The Bowland Shales, potential host of UK’s shale gas resources underlies much of the northwest and north of England but “it is unclear how much shale gas exists in the UK that would be technically feasible and economically viable to extract”. To that we should add that there is also a further restriction based on “community consent”. Environmental, social and governance factors are growing in importance in project planning and investment circles
It has been pointed out that shale gas is unlikely to be a short-term solution to the supply or pricing of UK’s gas.
What has been suggested by both the government, and the opposition at its Liverpool conference, is an increase in the development, and investment in, onshore and offshore wind generated electricity. The government has proposed changes to the planning regulations. In an attempt to speed up developments.

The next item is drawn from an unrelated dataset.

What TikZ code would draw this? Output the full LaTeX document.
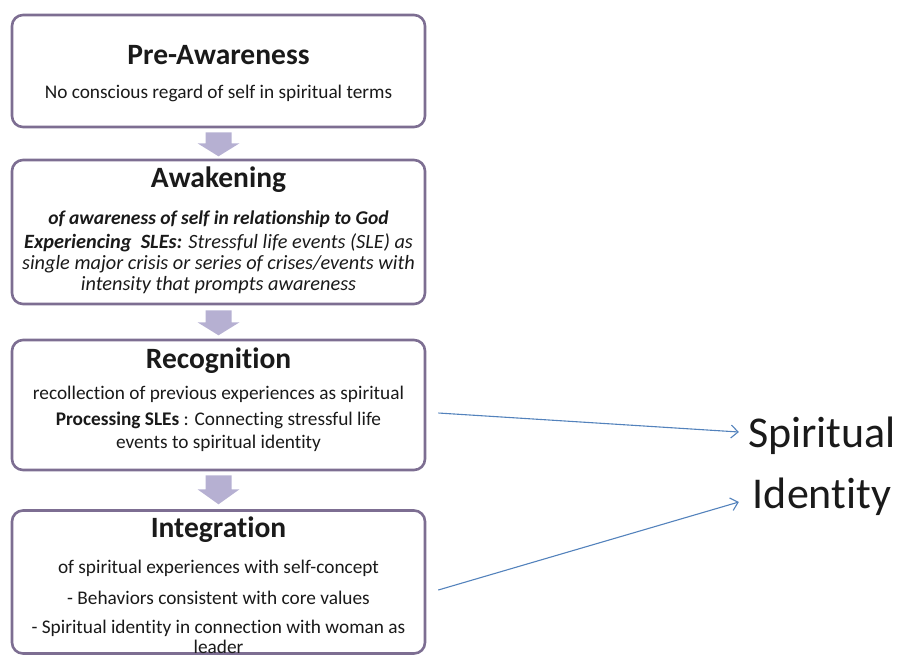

“Wind and solar power were already cheaper than fossil gas for electricity generation before the gas crisis hit and they have become even more cost-competitive.”
How does this help the climate emergency?
The EU debate was initiated in response to the climate emergency as an attempt to decide how best to move to carbon-neutral energy: the energy transition. The situation reminds me of the story of a motorist who stops to ask for directions and is met with the reply “If I were you I wouldn’t start from here”. With the urgency created by the war in Ukraine, the removal of Russian gas from Europe and the world wide increase in gas prices, the energy transition is not now starting from an ideal position. Even before this happened, the situation was not great, but this is where the transition in the EU and the UK now stands It is likely that many sources of power generation will play, at least in the short term, a part in the transition to carbon-neutral energy, including the fossil fuel natural gas. It is my personal hope that this ‘least grubby of the fossil fuels’ will be replaced in the UK’s electricity mix by alternative low carbon sources sooner rather than later.